How do Traders Talk about Markets?

Bull vs Bear

Fundamentally, there are two types of markets that traders concern themselves with—bull and bear markets. Bull and bear are two opposite terms that tell you whether the market is rising or if it’s falling.

What is a Bull Market?

We call a market a bull market when it rises consistently for an extended period of time. So if the NYSE keeps on rising for period of at least two years—we would say that it is a bull market. Investors are very confident in market performance; they’re willing to put up investments in such a market because they feel it’s a safe market that is performing really well.

The Causes of a Bull Market

Bull markets usually show up when the economy’s doing really well. When companies are making profits, investment levels are high and interest levels are low—usually when people start putting up their money in the stock market to take advantage of the rising stock prices. Beyond just the performance of the economy, the resulting confidence and demand stimulus increases market valuation. Common reasons for bull markets are:

  • Strong GDP growth rates
  • High levels of employment
  • Low interest rates
  • Sometimes even lower currency exchange rates might improve investor confidence

What is a Bear Market?

A bear market is the exact opposite of a bull market.

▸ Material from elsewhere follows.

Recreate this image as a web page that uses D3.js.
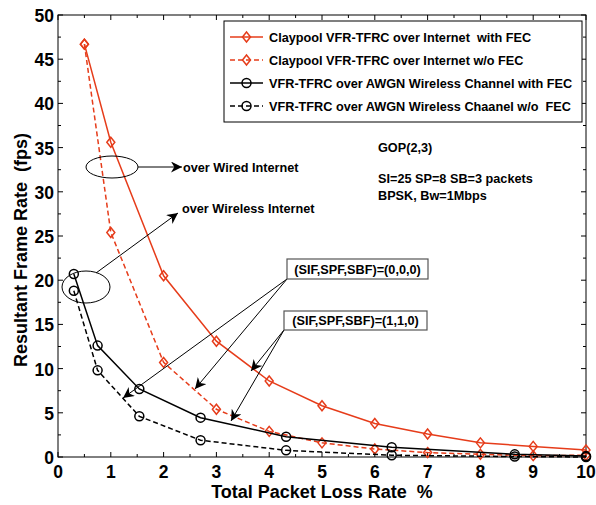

We call a market bearish when it has fallen consistently for a period of time, to a point where people just aren’t willing to invest money for fear of higher risks. Usually a market is called bearish when it moves to a point below 20% of its quarterly highs. No one wants to touch the market because they don’t know when this fall will stop and when recovery will take place. Bearish markets usually indicate poor economic performance.

Causes of Bearish Markets

Typically, bearish markets are indicative of poor investor confidence, economic recession/depression and falling stock prices. Specifically, a bearish market is caused by:

  • Massive unemployment
  • Falling GDP
  • High inflation rates
  • High interest rates
  • Falling stock prices

How Long Does Either Type of Market Last?

For a market to be characterized as either bearish or bullish, the conditions need to persist for long periods. You can’t call a market bearish or bullish just because it behaved a certain way for a couple of weeks—the trends must hold for months at a time.

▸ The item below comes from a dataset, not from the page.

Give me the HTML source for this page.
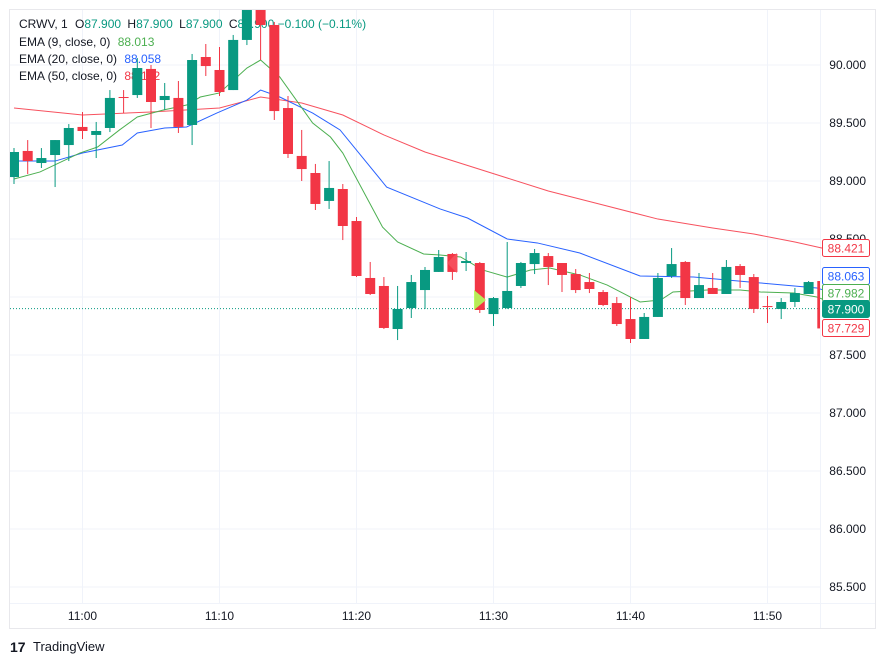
<!DOCTYPE html>
<html><head><meta charset="utf-8"><style>
html,body{margin:0;padding:0;background:#fff;}
svg{display:block;font-family:"Liberation Sans",sans-serif;}
</style></head><body>
<svg id="chart" width="886" height="664" viewBox="0 0 886 664">
<rect x="9.5" y="9.5" width="866" height="619" fill="#fff" stroke="#e8e8ec"/>
<g id="grid"></g>
<g id="legend">
<text x="19" y="28" font-size="12" fill="#131722">CRWV, 1 <tspan dx="4">O</tspan><tspan fill="#089981">87.900</tspan> <tspan dx="3">H</tspan><tspan fill="#089981">87.900</tspan> <tspan dx="3">L</tspan><tspan fill="#089981">87.900</tspan> <tspan dx="3">C</tspan><tspan fill="#089981">87.900 −0.100 (−0.11%)</tspan></text>
<text x="19" y="46" font-size="12" fill="#131722">EMA (9, close, 0) <tspan dx="4" fill="#4caf50">88.013</tspan></text>
<text x="19" y="63" font-size="12" fill="#131722">EMA (20, close, 0) <tspan dx="4" fill="#2962ff">88.058</tspan></text>
<text x="19" y="80" font-size="12" fill="#131722">EMA (50, close, 0) <tspan dx="4" fill="#f23645">88.112</tspan></text>
</g>
<g id="lines"></g>
<g id="candles"></g>
<g id="axis"></g>
<g id="tlabels"></g>
<text x="33" y="651" font-size="13" fill="#131722">TradingView</text>
<text x="10" y="652" font-size="14" font-weight="bold" fill="#131722">17</text>
</svg>
<script>
const opens=[89.034,89.259,89.155,89.224,89.310,89.466,89.397,89.457,89.724,89.741,89.966,89.698,89.716,89.483,90.069,89.957,89.784,90.216,90.474,90.345,89.629,89.216,89.069,88.828,88.931,88.655,88.164,88.095,87.724,87.905,88.060,88.216,88.371,88.293,88.293,87.853,87.905,88.095,88.284,88.353,88.293,88.198,88.129,88.043,87.948,87.810,87.638,87.828,88.181,88.302,87.991,88.078,88.026,88.267,88.172,87.922,87.897,87.957,88.026,88.138];
const highs=[89.284,89.353,89.284,89.353,89.491,89.595,89.509,89.784,89.784,90.060,90.000,89.845,89.862,90.095,90.181,90.155,90.259,90.491,90.474,90.371,89.733,89.440,89.147,89.172,88.974,88.690,88.302,88.172,88.095,88.190,88.259,88.405,88.379,88.388,88.302,88.000,88.474,88.302,88.414,88.379,88.293,88.241,88.207,88.060,88.000,88.000,87.862,88.207,88.422,88.310,88.207,88.207,88.319,88.284,88.198,88.009,87.991,88.078,88.138,88.138];
const lows=[88.974,89.060,89.112,88.948,89.172,89.362,89.198,89.422,89.586,89.716,89.457,89.612,89.414,89.310,89.905,89.733,89.784,90.172,90.043,89.526,89.198,89.000,88.750,88.759,88.491,88.172,88.017,87.724,87.629,87.819,87.897,88.216,88.147,88.224,87.862,87.750,87.897,88.078,88.198,88.103,88.043,88.034,88.034,87.922,87.750,87.603,87.638,87.828,88.164,87.931,87.991,88.026,88.026,88.078,87.862,87.776,87.810,87.914,88.026,87.729];
const closes=[89.250,89.172,89.198,89.353,89.457,89.431,89.431,89.716,89.716,89.974,89.681,89.733,89.466,90.043,89.991,89.767,90.216,90.474,90.345,89.603,89.233,89.103,88.802,88.940,88.612,88.181,88.026,87.733,87.897,88.129,88.233,88.345,88.216,88.310,87.888,87.991,88.052,88.293,88.379,88.259,88.190,88.060,88.069,87.931,87.767,87.638,87.828,88.164,88.284,87.991,88.103,88.026,88.259,88.190,87.897,87.914,87.957,88.034,88.129,87.729];
const ema9T=[0,1.9,4.8,6.1,7.7,9,10.9,12.6,13.6,15,17,18,19.4,21.8,23.1,24,26.9,28,29.9,31.1,32.6,34.2,36,37.7,39.1,41.3,43.3,45.7,47.2,48.1,50.6,53,54.5,56.9,58.6,59];
const ema9V=[89.017,89.078,89.241,89.293,89.440,89.552,89.612,89.655,89.724,89.759,89.974,90.043,89.897,89.500,89.379,89.241,88.603,88.474,88.371,88.362,88.345,88.233,88.172,88.233,88.250,88.190,88.103,87.957,87.974,88.043,88.060,88.060,88.043,88.034,88.000,87.982];
const ema20T=[0,3,5,7.9,9,11,12.6,14.8,17,18,19.4,21.8,23.8,27.2,31.1,33.1,36,38.2,41.3,45.7,49.6,54.5,58.6,59];
const ema20V=[89.172,89.172,89.241,89.310,89.414,89.457,89.466,89.586,89.698,89.784,89.724,89.586,89.440,88.948,88.759,88.681,88.500,88.466,88.379,88.181,88.172,88.121,88.078,88.063];
const ema50T=[0,5,10,15,18,21,24,27,30,33,36,39,43,47,51,54,57,59];
const ema50V=[89.629,89.569,89.595,89.629,89.724,89.672,89.569,89.397,89.250,89.138,89.026,88.914,88.793,88.672,88.595,88.543,88.474,88.421];
const priceTicks=[90.0,89.5,89.0,88.5,88.0,87.5,87.0,86.5,86.0,85.5];
const timeTicks=["11:00","11:10","11:20","11:30","11:40","11:50"];
const timeTickIdx=[5,15,25,35,45,55];

const NS="http://www.w3.org/2000/svg";
const PL=10,PR=820,PT=10,PB=603;
const y=p=>65+(90-p)*116;
const x=i=>14+i*13.7;
function mk(tag,attrs,parent){const e=document.createElementNS(NS,tag);for(const k in attrs)e.setAttribute(k,attrs[k]);parent.appendChild(e);return e;}
const grid=document.getElementById('grid'),axis=document.getElementById('axis'),tl=document.getElementById('tlabels');
priceTicks.forEach(p=>{
  const l=mk('line',{x1:PL,x2:PR,y1:y(p),y2:y(p),stroke:'#f0f3fa'},grid);
  
  
  const t=mk('text',{x:866,y:y(p)+4,'font-size':12,fill:'#131722','text-anchor':'end'},axis);
  t.textContent=p.toFixed(3);
  
  
});
timeTicks.forEach((s,k)=>{
  const xx=x(timeTickIdx[k]);
  const l=mk('line',{x1:xx,x2:xx,y1:PT,y2:PB,stroke:'#f0f3fa'},grid);
  
  
  const t=mk('text',{x:xx,y:620,'font-size':12,fill:'#131722','text-anchor':'middle'},tl);
  t.textContent=s;
  
  
});
mk('line',{x1:820.5,x2:820.5,y1:PT,y2:628,stroke:'#f0f3fa'},grid);
mk('line',{x1:PL,x2:875,y1:603.5,y2:603.5,stroke:'#f0f3fa'},grid);
const lines=document.getElementById('lines');
function ema(T,V,col,name){
  const pl=mk('polyline',{points:T.map((t,i)=>x(t)+','+y(V[i])).join(' '),fill:'none',stroke:col,'stroke-width':1},lines);
  
  
}
ema(ema50T,ema50V,'#f7525f','ema50-line');
ema(ema20T,ema20V,'#2962ff','ema20-line');
ema(ema9T,ema9V,'#4caf50','ema9-line');
const dl=mk('line',{x1:PL,x2:PR,y1:y(87.9),y2:y(87.9),stroke:'#089981','stroke-dasharray':'1 2'},lines);


const cg=document.getElementById('candles');
const clip=mk('clipPath',{id:'pc'},document.getElementById('chart'));
mk('rect',{x:PL,y:PT,width:PR-PL,height:PB-PT},clip);
cg.setAttribute('clip-path','url(#pc)');
opens.forEach((o,i)=>{
  const c=closes[i],up=c>=o,col=up?'#089981':'#f23645',cx=x(i);
  const g=mk('g',{},cg);
  
  
  mk('line',{x1:cx,x2:cx,y1:y(highs[i]),y2:y(lows[i]),stroke:col,'stroke-width':1},g);
  const top=y(Math.max(o,c)),h=Math.max(1,Math.abs(y(o)-y(c)));
  mk('rect',{x:cx-5,y:top,width:10,height:h,fill:col},g);
});
const m1=mk('polygon',{points:'447,263 457,253 457,273',fill:'#f7525f',opacity:0.85},cg);


const m2=mk('polygon',{points:'474,290 486,300 474,310',fill:'#b2ff59',opacity:0.9},cg);


const tags=[[88.421,248,'#f23645',false,'ema50-price-tag'],[88.063,276,'#2962ff',false,'ema20-price-tag'],[87.982,293,'#4caf50',false,'ema9-price-tag'],[87.900,309,'#089981',true,'last-price-tag'],[87.729,328,'#f23645',false,'low-price-tag']];
tags.forEach(t=>{
  const g=mk('g',{},axis);
  
  
  mk('rect',{x:822.5,y:t[1]-8.5,width:47,height:17,rx:2,fill:t[3]?t[2]:'#fff',stroke:t[2]},g);
  const tx=mk('text',{x:846,y:t[1]+4.5,'font-size':12,'text-anchor':'middle',fill:t[3]?'#fff':t[2]},g);
  tx.textContent=t[0].toFixed(3);
});
</script>
</body></html>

There is no telling how long either type of market lasts—it depends on how the economy performs over any given period and whether the appropriate corrective mechanisms are in place to overcome deteriorating trends.

Deciding on Investments in Either Market Scenario

Investment strategies depend on each investor’s risk profile. Some people are unwilling to invest in choppy markets, while others like to face risk and enjoy huge pay-offs. If you’re looking to make a lot of money, you could become a contrarian investor because it’s a high-risk/high-reward investment approach.

If you’re facing a bull market, you should consider selling your stocks to take advantage of rising prices across the market. Bull markets are typically sellers’ markets where everyone looking to invest in the market and running after all types of stocks in the hopes that they’ll make a lot of money in the market. Odds are that the stocks you’re holding are already up by a significant amount and you should increase your transaction volumes/frequencies to make the most of stock sales.

If you’re in a bear market, you should consider buying premium company stocks that would otherwise be out of your reach in a bull market. You should wait and look out for signs of market recovery to scoop up premium stocks that you can sell later for hefty profits.

However, as we said before—everyone has a different approach to investments, whatever investor strategy you apply, you should take the step depending on your risk profiles. Market moods tell us a lot about how we ought to invest and there are countless strategies out there to help you succeed.